WHAT IS EXPECTED:
Lines containing the word "this" are the ones to copy from the records below.

Data items
"""
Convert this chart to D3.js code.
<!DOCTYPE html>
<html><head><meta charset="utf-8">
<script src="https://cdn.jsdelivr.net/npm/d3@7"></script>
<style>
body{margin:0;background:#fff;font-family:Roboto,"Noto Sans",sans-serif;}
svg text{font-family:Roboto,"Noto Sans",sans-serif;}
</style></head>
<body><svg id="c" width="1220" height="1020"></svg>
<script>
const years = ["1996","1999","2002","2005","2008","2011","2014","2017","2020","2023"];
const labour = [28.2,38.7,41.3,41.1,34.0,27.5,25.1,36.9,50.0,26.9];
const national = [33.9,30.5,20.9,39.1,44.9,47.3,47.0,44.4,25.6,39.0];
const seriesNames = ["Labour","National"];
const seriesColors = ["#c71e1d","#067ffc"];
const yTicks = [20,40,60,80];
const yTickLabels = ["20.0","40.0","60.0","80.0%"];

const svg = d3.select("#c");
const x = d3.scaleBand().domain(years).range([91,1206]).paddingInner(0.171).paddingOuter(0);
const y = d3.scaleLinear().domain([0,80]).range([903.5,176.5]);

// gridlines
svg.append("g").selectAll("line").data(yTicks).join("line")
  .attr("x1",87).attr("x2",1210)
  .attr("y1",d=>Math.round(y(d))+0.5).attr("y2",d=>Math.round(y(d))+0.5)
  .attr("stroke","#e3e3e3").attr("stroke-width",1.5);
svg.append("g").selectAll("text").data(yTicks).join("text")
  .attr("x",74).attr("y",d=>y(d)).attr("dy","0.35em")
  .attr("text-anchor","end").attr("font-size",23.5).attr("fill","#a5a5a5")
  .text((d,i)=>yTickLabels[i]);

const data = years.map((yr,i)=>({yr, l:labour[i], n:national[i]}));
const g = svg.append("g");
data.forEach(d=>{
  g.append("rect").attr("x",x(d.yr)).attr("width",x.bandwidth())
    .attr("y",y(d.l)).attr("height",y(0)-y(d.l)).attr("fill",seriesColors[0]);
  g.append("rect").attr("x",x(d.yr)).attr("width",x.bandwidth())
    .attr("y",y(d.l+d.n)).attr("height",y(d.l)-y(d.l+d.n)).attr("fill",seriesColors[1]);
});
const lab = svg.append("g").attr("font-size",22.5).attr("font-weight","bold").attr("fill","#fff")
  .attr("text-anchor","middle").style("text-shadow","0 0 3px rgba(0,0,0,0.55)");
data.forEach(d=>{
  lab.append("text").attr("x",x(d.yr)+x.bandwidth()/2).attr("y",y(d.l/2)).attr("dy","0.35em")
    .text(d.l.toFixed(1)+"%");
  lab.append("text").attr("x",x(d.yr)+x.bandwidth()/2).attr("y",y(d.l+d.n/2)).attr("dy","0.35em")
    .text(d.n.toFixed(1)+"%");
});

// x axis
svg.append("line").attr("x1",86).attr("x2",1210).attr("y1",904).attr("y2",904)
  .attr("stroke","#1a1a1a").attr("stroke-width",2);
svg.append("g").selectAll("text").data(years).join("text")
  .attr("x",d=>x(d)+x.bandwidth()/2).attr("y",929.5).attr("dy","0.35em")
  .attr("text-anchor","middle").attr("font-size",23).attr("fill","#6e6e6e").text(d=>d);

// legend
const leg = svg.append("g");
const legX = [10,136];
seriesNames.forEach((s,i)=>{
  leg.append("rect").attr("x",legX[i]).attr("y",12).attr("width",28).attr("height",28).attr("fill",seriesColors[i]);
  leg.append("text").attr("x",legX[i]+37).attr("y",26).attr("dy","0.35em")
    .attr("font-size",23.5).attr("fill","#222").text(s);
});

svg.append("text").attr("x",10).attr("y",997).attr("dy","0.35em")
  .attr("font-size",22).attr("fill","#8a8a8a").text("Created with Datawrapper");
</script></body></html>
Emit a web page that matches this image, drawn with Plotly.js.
"""
OUTPUT OF THE TASK:
Convert this chart to D3.js code.
Emit a web page that matches this image, drawn with Plotly.js.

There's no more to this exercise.